Even more than a year after the experiment, the rats showed signs of erectile dysfunction – and the culprit seems mostly to be the galactic cosmic radiation streaming through space.

"While erectile dysfunction affects more than half of men over the age of 40 and represents an important factor for life satisfaction, the consequences of space travel on erectile function are still obscure," write a team led by physiologist Manuella Andrade of Florida State University.

"These findings indicate that simulated spaceflight exerts a long-term impairment of neurovascular erectile function, which exposes a new health risk to consider with deep space exploration."

Since our very first ancestors came together from pieces of nucleic acid in the primordial ooze, humanity has evolved in the Earth environment.

Over hundreds of millions of years, all we've known is Earth's gravity, and the stringent protection from cosmic radiation afforded by our beautiful, wonderful atmosphere.

Although we've been going to space for decades now, it's barely an eyeblink of time compared to how long we've spent thriving in very specific conditions.

In space, in microgravity, in a radiation environment, human physiology starts going awry. Effects like bone and muscle density loss, fluid redistribution, increased cancer risk, and excess flatulence have all been documented or studied.
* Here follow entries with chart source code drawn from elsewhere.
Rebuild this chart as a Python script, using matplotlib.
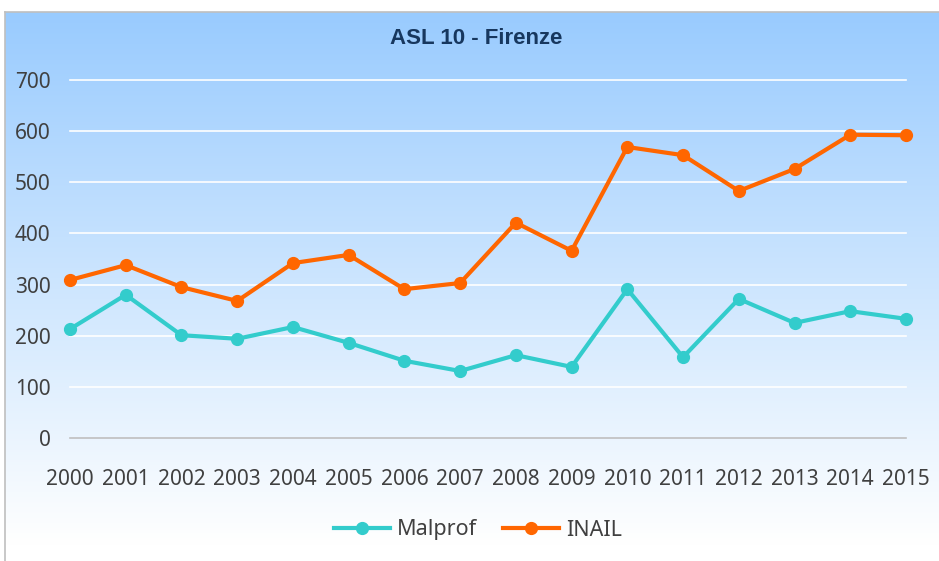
import numpy as np
import matplotlib
matplotlib.use('Agg')
import matplotlib.pyplot as plt
from matplotlib.lines import Line2D

years = list(range(2000, 2016))
malprof = [213, 280, 201, 194, 217, 186, 151, 131, 162, 139, 291, 158, 272, 225, 248, 233]
inail = [309, 338, 295, 268, 342, 358, 291, 303, 421, 366, 569, 553, 483, 526, 593, 592]
series_names = ['Malprof', 'INAIL']
y_ticks = [0, 100, 200, 300, 400, 500, 600, 700]

TEAL = '#33CCCC'
ORANGE = '#FF6600'
TEXT = '#404040'

plt.rcParams['font.family'] = ['Noto Sans', 'DejaVu Sans']

fig = plt.figure(figsize=(9.39, 5.61), dpi=100)
fig.patch.set_facecolor('white')

# gradient background of the chart area
bg = fig.add_axes([5 / 939, 0, 934 / 939, 549 / 561], zorder=-10)
top = np.array([0x99, 0xCB, 0xFE]) / 255.0
bot = np.array([1.0, 1.0, 1.0])
t = np.linspace(0, 1, 256)[:, None]
t = np.clip(t / 0.97, 0, 1)
grad = top[None, :] * (1 - t) + bot[None, :] * t
bg.imshow(grad[:, None, :], aspect='auto', extent=[0, 1, 0, 1], origin='upper')
bg.set_xlim(0, 1)
bg.set_ylim(0, 1)
bg.set_xticks([])
bg.set_yticks([])
for side in ['right', 'bottom']:
    bg.spines[side].set_visible(False)
for side in ['left', 'top']:
    bg.spines[side].set_color('#BFBFBF')
    bg.spines[side].set_linewidth(1.2)

ax = fig.add_axes([70 / 939, 123 / 561, 836 / 939, 358 / 561])
ax.patch.set_alpha(0)

ax.plot(years, malprof, color=TEAL, lw=3, marker='o', ms=8.5, zorder=3,
        label=series_names[0], solid_joinstyle='round')
ax.plot(years, inail, color=ORANGE, lw=3, marker='o', ms=8.5, zorder=3,
        label=series_names[1], solid_joinstyle='round')

ax.set_xlim(2000, 2015)
ax.set_ylim(0, 700)
ax.set_yticks(y_ticks)
ax.set_xticks(years)
ax.set_xticklabels([str(y) for y in years])
for v in y_ticks[1:]:
    ax.axhline(v, color='white', lw=1.2, zorder=1)
ax.axhline(0, color='#BFBFBF', lw=1.2, zorder=1)

for s in ax.spines.values():
    s.set_visible(False)
ax.tick_params(axis='both', length=0, labelsize=15, colors=TEXT)
ax.tick_params(axis='y', pad=14)
ax.tick_params(axis='x', pad=22)
for ln in ax.lines:
    ln.set_clip_on(False)

fig.text(476 / 939, 1 - 39 / 561, 'ASL 10 - Firenze', ha='center', va='center',
         fontsize=16, fontweight='bold', color='#17375E',
         family=['Liberation Sans', 'DejaVu Sans'])

handles = [Line2D([], [], color=TEAL, lw=3, marker='o', ms=8.5),
           Line2D([], [], color=ORANGE, lw=3, marker='o', ms=8.5)]
fig.legend(handles, series_names, loc='center', bbox_to_anchor=(478 / 939, 31 / 561),
           ncol=2, frameon=False, fontsize=15.5, handlelength=2.6,
           handletextpad=0.35, columnspacing=1.2, labelcolor=TEXT)

fig.savefig('out.png', dpi=100)
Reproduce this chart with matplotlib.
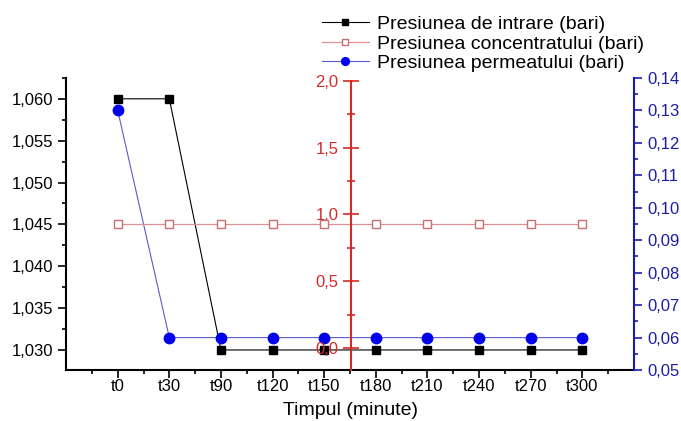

Scientists have even been investigating how pregnancy and birth might play out in a space environment. But sexual health is an area that, according to the research team, has been neglected.

"To our knowledge," the researchers write, "this study is the first investigation into the effects of real or stimulated [sic] spaceflight on tissues relevant to erectile function."

Their investigation was conducted on 86 adult male rats, which were divided into six randomized groups. Each of these groups was subjected to simulated space conditions, or control conditions.

Hindlimb unloading, where the rats are suspended unnaturally, was used to mimic microgravity; and NASA's Space Radiation Laboratory was used to treat the rats to varying doses of simulated galactic cosmic radiation.

Then, the team monitored the effects on the veins and arteries that supply blood to the penis. They found that both simulated microgravity and simulated cosmic radiation both had an effect; but that cosmic radiation was the biggest problem, up to 13 months later.

"The most deleterious alterations to vascular reactivity were produced primarily by galactic cosmic rays, which were observed after a prolonged recovery period following simulated spaceflight," the team writes.

"Collectively, these results suggest that neurovascular function of the erectile tissues may be impaired throughout the remainder of the astronauts' sexual health span following return to Earth from prolonged deep space exploration."

But the researchers also found that these effects could be reversible.

As physiologist and urologist Justin La Favor of Florida State University explains, "While the negative impacts of galactic cosmic radiation were long-lasting, functional improvements induced by acutely targeting the redox and nitric oxide pathways in the tissues suggest that the erectile dysfunction may be treatable."

And all hope is not lost for space babies. As retired NASA astronaut Mike Mullane told Men's Health in a 2014 interview of his time in space, "A couple of times, I would wake up from sleep periods and I had a boner that I could have drilled through kryptonite." Welp.

The research has been published in The FASEB Journal.